Bishop David Apartments

Bishop David Apartments are available to those retired priests who wish to live in close proximity with other retired priests. Diocesan priests, however, are free to work out their own retirement living in any way they choose.

Presbyteral Assembly

Each year, all the priests of the archdiocese go to Saint Meinrad Seminary and Archabbey in southern Indiana for a week-long Presbyteral Assembly with the Archbishop. This week is a combination of relaxation, prayer, team building, celebration, discussions, education, and renewal. Various priests from within the diocese are asked to share their wisdom, as well as priests, religious and laypeople from outside the diocese.

Support Groups

Support groups are encouraged. Groups of priests freely choose to band together for mutual support in various areas of the diocese. These groups might gather together on their off day for recreation, or they might gather monthly for mutual support. They may take the form of prayer groups or one of the twelve step groups.

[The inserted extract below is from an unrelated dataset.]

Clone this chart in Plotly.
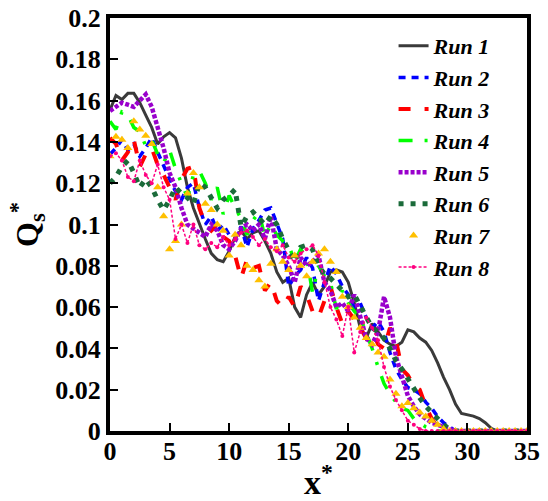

Annual Retreats and Prayer Days

Annual Retreats and Prayer Days are encouraged. Annual retreats can be done as a group or individually. A variety of opportunities are offered or advertised, but a priest may choose to design his own. A stipend for an annual retreat is part of the priest’s compensation package. Various kinds of prayer days are offered several times a year.

Sabbaticals

Sabbaticals are encouraged. This is an extended time off for renewal, education and growth. A sabbatical can last three to six months. Once a sabbatical plan is approved, the archdiocese pays for many of the expenses involved.

Spiritual Directors

Every priest is encouraged to find a spiritual director. The spiritual director may come from one of his fellow diocesan priests, one of the religious priests, a priest in a neighboring diocese, or a priest from one of the local monasteries. Some priests choose laypersons or members of a women’s religious communities to be their spiritual directors.

Alternative Housing

Even though most priests live in a rectory provided by the parish they serve or in an apartment or house supplied by the institution they minister to, alternative housing such as owning one’s own home or renting one’s apartment is possible depending on the archbishop’s approval and certain circumstances and restrictions.

Vacation

Every priest is entitled to and encouraged to take an annual vacation, up to four weeks a year depending on years of service. The priest is expected to pay for his own vacation out of his salary.

Questions

  • As a member of the laity, what is your responsibility in terms of supporting the priests who serve in your parish?
  • Which of the various types of support available to priests would be most important to you if you were a priest? Why?
  • Do you think that the various compensations a priest receives are fair and just? Would you add or change anything?